Desert After The Rain

The remains of an old Saguaro cactus.

Desert After The Rain

Who says that the desert is brown and ugly?  We had a wonderful day of hiking and the weather was just beautiful.  

One of My Favorite Things…..Hiking the Superstition Mountains

Noelle Johnson, aka, 'AZ Plant Lady' is a author, horticulturist, and landscape consultant who helps people learn how to create, grow, and maintain beautiful desert gardens that thrive in a hot, dry climate. She does this through her consulting services, her online class Desert Gardening 101, and her monthly membership club, Through the Garden Gate. As she likes to tell desert-dwellers, "Gardening in the desert isn't hard, but it is different."
29 replies
  1. Edith Hope
    Edith Hope says:

    Dear Noelle, What an interesting name, the 'Superstition Mountains', I wonder how or why they were so named. Your hike looked very energetic to me, but certainly very beautiful and full of interest.

  2. Meredith
    Meredith says:

    That's cute about the one wet sock. Hope you didn't catch cold, altho I'm not sure what the temperatures are there this time of year, actually…

    I don't think the desert is ugly even when it's going through its driest point in the year. Thanks for taking us along on your lovely hike!

  3. Hocking Hills Gardener
    Hocking Hills Gardener says:

    Hi Noelle: Just look at those big cacti and rock formations. The desert has a beauty all its own. It must have felt good to get out in the sunshine and fresh air for a hike. Despite the wet foot. LOL!

  4. Di
    Di says:

    Noelle, there is soo much beauty in the desert and your photos reflect that. Thanks for allowing us to be aboard for part of the hike.

  5. Floridagirl
    Floridagirl says:

    The desert isn't ugly…just different. Isn't it amazing how diverse the landscapes of our world are!
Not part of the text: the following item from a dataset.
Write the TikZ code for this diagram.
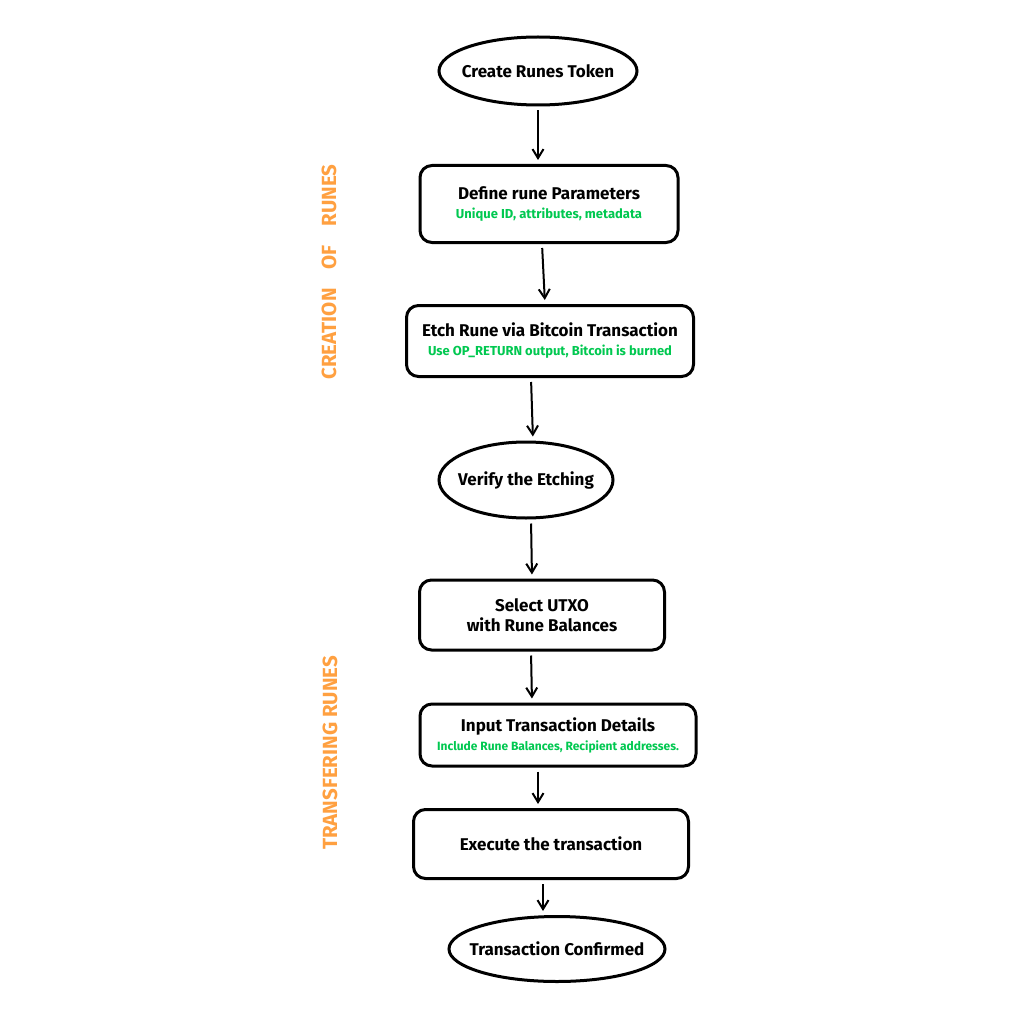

It would be quite boring if they were all the same.

    Anyway, I really enjoyed that hike and the lesson on saguaros. Have to get to Phoenix someday.

  6. Joseph
    Joseph says:

    I visited the Saguaro National Park several years ago during a trip to Tuscon. It was absolutely breathtaking. We took a ride down into the valley where it was shady and cool and the saguaro were all around. My daughter and I chased lizards on the trail. She really loved all of the prickly pear. It's amazing how ginormous they really are up close!

  7. Nancy in Sun Lakes AZ
    Nancy in Sun Lakes AZ says:

    I always have heard that the Superstition Mountains got their name from the story of Jacob Walzer (sp?) a miner back in the 1800's who supposedly found gold there and even created a map of where to find it. There have been many superstitions that have cropped up about Walzer and the gold. Many people have searched for his gold and some died trying to locate it … all to no avail.
    I love these mountains more than any other range in the Phoenix area. They are so beautiful and interesting!

  8. James Missier
    James Missier says:

    I wonder why its called the Supersitious Mountains – hope there are no dragons or witches there (lol)

    The desert is now look very much like a rock garden – I guess there real burning desert might be the Sahara or those ones in Australia – hot, dry and dead.

  9. Grace Peterson
    Grace Peterson says:

    Noelle~~ Having never set foot in Arizona, I had no idea. Thank for the enlightenment. The photos of Arizona I've seen are just stereotypical desert-scapes. Frankly, I like these much more.

  10. debsgarden
    debsgarden says:

    And the temperature wasn't 104 in the shade! These photos are wonderful. The dessert is truly beautiful. It is a different sort of beauty from what I am accustomed to, and that makes it even more special to see.

  11. Rose
    Rose says:

    I can attest to the fact that this area is beautiful. My daughter and I visited the Superstition Mountains on one of my trips to see her last year. I think I might have preferred hiking–I spent part of the drive clutching the doorhandle as she navigated around winding roads with sheer drop-offs:)

  12. Kimberly
    Kimberly says:

    Truly beautiful! I lived in AZ, near Tuscon, as a child (father was a colonel in the Army) and have always loved the desert. Great photos!

  13. Carol
    Carol says:

    I find the desert fascinating and your photos show the drama and beauty it holds perfectly. What a wonderful hike to be able to take after dropping off your kids to school! Beautiful landscapes Noelle! ;>)

  14. kate smudges
    kate smudges says:

    I don't think I will ever tire from seeing the Saguaro on Superstition Mtn. A Flickr friend (JaneJHJ) regularly posts breathtaking photographs featuring the mountain. I enjoyed seeing pictures of places on your hike route. It must have been great fun.